**Description of the task**.
Output all the data exactly. Pictures do not belong in the copy.

##### Raw data

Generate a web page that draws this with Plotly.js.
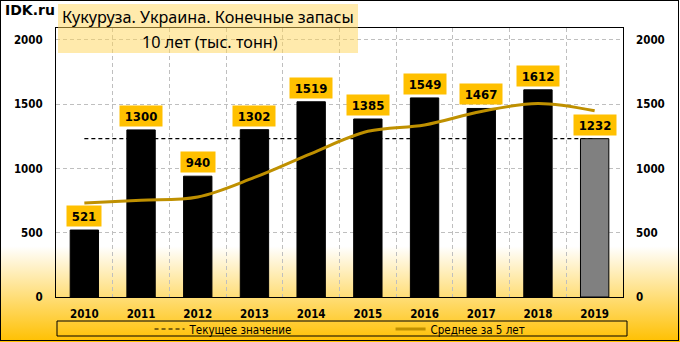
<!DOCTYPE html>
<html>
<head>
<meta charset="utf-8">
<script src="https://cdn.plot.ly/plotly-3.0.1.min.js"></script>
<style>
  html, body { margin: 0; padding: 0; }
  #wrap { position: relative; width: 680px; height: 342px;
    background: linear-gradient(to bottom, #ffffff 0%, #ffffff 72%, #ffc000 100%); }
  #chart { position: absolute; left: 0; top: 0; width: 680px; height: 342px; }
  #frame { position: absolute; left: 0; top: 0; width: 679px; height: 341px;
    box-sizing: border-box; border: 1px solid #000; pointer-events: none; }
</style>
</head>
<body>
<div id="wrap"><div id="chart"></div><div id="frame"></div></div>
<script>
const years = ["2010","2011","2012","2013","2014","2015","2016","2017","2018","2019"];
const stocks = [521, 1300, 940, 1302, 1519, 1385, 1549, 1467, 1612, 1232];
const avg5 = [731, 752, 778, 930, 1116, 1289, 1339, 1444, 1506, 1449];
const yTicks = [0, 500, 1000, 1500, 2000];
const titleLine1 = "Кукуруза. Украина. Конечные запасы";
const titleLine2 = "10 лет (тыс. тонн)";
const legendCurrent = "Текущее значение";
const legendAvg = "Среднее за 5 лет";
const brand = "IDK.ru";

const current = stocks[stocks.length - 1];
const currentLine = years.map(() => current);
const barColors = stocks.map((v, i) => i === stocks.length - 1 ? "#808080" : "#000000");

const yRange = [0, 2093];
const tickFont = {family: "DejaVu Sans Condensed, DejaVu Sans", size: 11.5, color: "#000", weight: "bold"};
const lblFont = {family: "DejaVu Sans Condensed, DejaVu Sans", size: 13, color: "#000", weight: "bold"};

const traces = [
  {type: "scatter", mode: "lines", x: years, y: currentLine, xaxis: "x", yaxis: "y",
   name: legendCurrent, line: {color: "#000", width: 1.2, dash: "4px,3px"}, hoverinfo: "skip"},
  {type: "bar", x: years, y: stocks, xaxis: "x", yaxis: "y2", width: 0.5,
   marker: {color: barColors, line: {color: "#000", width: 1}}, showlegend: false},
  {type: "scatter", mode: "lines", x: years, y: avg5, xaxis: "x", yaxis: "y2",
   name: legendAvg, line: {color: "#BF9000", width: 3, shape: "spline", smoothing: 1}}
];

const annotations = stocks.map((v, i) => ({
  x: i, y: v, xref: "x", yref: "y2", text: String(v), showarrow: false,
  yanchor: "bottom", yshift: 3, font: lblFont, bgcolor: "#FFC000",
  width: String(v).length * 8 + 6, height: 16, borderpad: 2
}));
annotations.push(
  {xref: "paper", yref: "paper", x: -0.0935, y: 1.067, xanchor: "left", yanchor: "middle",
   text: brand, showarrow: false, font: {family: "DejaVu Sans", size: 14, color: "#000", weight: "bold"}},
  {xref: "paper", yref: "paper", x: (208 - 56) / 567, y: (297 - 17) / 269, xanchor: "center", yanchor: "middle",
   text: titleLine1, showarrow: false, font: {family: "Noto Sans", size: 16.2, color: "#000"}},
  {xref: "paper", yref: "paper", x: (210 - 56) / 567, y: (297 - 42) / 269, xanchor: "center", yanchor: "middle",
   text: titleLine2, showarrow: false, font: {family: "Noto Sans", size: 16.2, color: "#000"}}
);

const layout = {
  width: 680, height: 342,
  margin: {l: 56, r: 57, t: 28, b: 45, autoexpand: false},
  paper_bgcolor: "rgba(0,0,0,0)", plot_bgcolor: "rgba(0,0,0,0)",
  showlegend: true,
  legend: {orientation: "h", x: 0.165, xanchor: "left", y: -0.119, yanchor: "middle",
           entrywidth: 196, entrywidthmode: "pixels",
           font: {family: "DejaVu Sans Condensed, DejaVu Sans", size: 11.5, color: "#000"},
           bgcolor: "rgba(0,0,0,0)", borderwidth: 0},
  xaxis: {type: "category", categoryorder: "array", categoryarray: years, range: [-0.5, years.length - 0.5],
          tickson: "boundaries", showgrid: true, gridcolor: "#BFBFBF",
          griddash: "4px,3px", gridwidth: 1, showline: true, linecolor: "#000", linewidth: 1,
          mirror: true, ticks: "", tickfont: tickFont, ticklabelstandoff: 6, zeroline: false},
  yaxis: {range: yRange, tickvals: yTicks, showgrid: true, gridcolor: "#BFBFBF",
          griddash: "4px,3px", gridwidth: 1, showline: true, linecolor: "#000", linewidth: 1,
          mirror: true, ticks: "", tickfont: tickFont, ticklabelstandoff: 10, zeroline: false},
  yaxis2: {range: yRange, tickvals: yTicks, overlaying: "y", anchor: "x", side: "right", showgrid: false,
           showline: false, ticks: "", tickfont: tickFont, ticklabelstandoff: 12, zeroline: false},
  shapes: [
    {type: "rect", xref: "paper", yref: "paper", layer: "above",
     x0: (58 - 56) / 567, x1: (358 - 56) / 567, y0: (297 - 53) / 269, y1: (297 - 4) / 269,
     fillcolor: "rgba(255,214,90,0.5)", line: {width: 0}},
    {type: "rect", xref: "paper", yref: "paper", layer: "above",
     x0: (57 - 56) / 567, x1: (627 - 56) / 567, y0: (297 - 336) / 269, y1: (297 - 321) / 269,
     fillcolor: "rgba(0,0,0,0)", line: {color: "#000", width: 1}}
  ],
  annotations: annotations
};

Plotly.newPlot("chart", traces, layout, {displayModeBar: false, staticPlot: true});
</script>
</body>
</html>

##########

**The completed task**.
Generate a web page that draws this with Plotly.js.
<!DOCTYPE html>
<html>
<head>
<meta charset="utf-8">
<script src="https://cdn.plot.ly/plotly-3.0.1.min.js"></script>
<style>
  html, body { margin: 0; padding: 0; }
  #wrap { position: relative; width: 680px; height: 342px;
    background: linear-gradient(to bottom, #ffffff 0%, #ffffff 72%, #ffc000 100%); }
  #chart { position: absolute; left: 0; top: 0; width: 680px; height: 342px; }
  #frame { position: absolute; left: 0; top: 0; width: 679px; height: 341px;
    box-sizing: border-box; border: 1px solid #000; pointer-events: none; }
</style>
</head>
<body>
<div id="wrap"><div id="chart"></div><div id="frame"></div></div>
<script>
const years = ["2010","2011","2012","2013","2014","2015","2016","2017","2018","2019"];
const stocks = [521, 1300, 940, 1302, 1519, 1385, 1549, 1467, 1612, 1232];
const avg5 = [731, 752, 778, 930, 1116, 1289, 1339, 1444, 1506, 1449];
const yTicks = [0, 500, 1000, 1500, 2000];
const titleLine1 = "Кукуруза. Украина. Конечные запасы";
const titleLine2 = "10 лет (тыс. тонн)";
const legendCurrent = "Текущее значение";
const legendAvg = "Среднее за 5 лет";
const brand = "IDK.ru";

const current = stocks[stocks.length - 1];
const currentLine = years.map(() => current);
const barColors = stocks.map((v, i) => i === stocks.length - 1 ? "#808080" : "#000000");

const yRange = [0, 2093];
const tickFont = {family: "DejaVu Sans Condensed, DejaVu Sans", size: 11.5, color: "#000", weight: "bold"};
const lblFont = {family: "DejaVu Sans Condensed, DejaVu Sans", size: 13, color: "#000", weight: "bold"};

const traces = [
  {type: "scatter", mode: "lines", x: years, y: currentLine, xaxis: "x", yaxis: "y",
   name: legendCurrent, line: {color: "#000", width: 1.2, dash: "4px,3px"}, hoverinfo: "skip"},
  {type: "bar", x: years, y: stocks, xaxis: "x", yaxis: "y2", width: 0.5,
   marker: {color: barColors, line: {color: "#000", width: 1}}, showlegend: false},
  {type: "scatter", mode: "lines", x: years, y: avg5, xaxis: "x", yaxis: "y2",
   name: legendAvg, line: {color: "#BF9000", width: 3, shape: "spline", smoothing: 1}}
];

const annotations = stocks.map((v, i) => ({
  x: i, y: v, xref: "x", yref: "y2", text: String(v), showarrow: false,
  yanchor: "bottom", yshift: 3, font: lblFont, bgcolor: "#FFC000",
  width: String(v).length * 8 + 6, height: 16, borderpad: 2
}));
annotations.push(
  {xref: "paper", yref: "paper", x: -0.0935, y: 1.067, xanchor: "left", yanchor: "middle",
   text: brand, showarrow: false, font: {family: "DejaVu Sans", size: 14, color: "#000", weight: "bold"}},
  {xref: "paper", yref: "paper", x: (208 - 56) / 567, y: (297 - 17) / 269, xanchor: "center", yanchor: "middle",
   text: titleLine1, showarrow: false, font: {family: "Noto Sans", size: 16.2, color: "#000"}},
  {xref: "paper", yref: "paper", x: (210 - 56) / 567, y: (297 - 42) / 269, xanchor: "center", yanchor: "middle",
   text: titleLine2, showarrow: false, font: {family: "Noto Sans", size: 16.2, color: "#000"}}
);

const layout = {
  width: 680, height: 342,
  margin: {l: 56, r: 57, t: 28, b: 45, autoexpand: false},
  paper_bgcolor: "rgba(0,0,0,0)", plot_bgcolor: "rgba(0,0,0,0)",
  showlegend: true,
  legend: {orientation: "h", x: 0.165, xanchor: "left", y: -0.119, yanchor: "middle",
           entrywidth: 196, entrywidthmode: "pixels",
           font: {family: "DejaVu Sans Condensed, DejaVu Sans", size: 11.5, color: "#000"},
           bgcolor: "rgba(0,0,0,0)", borderwidth: 0},
  xaxis: {type: "category", categoryorder: "array", categoryarray: years, range: [-0.5, years.length - 0.5],
          tickson: "boundaries", showgrid: true, gridcolor: "#BFBFBF",
          griddash: "4px,3px", gridwidth: 1, showline: true, linecolor: "#000", linewidth: 1,
          mirror: true, ticks: "", tickfont: tickFont, ticklabelstandoff: 6, zeroline: false},
  yaxis: {range: yRange, tickvals: yTicks, showgrid: true, gridcolor: "#BFBFBF",
          griddash: "4px,3px", gridwidth: 1, showline: true, linecolor: "#000", linewidth: 1,
          mirror: true, ticks: "", tickfont: tickFont, ticklabelstandoff: 10, zeroline: false},
  yaxis2: {range: yRange, tickvals: yTicks, overlaying: "y", anchor: "x", side: "right", showgrid: false,
           showline: false, ticks: "", tickfont: tickFont, ticklabelstandoff: 12, zeroline: false},
  shapes: [
    {type: "rect", xref: "paper", yref: "paper", layer: "above",
     x0: (58 - 56) / 567, x1: (358 - 56) / 567, y0: (297 - 53) / 269, y1: (297 - 4) / 269,
     fillcolor: "rgba(255,214,90,0.5)", line: {width: 0}},
    {type: "rect", xref: "paper", yref: "paper", layer: "above",
     x0: (57 - 56) / 567, x1: (627 - 56) / 567, y0: (297 - 336) / 269, y1: (297 - 321) / 269,
     fillcolor: "rgba(0,0,0,0)", line: {color: "#000", width: 1}}
  ],
  annotations: annotations
};

Plotly.newPlot("chart", traces, layout, {displayModeBar: false, staticPlot: true});
</script>
</body>
</html>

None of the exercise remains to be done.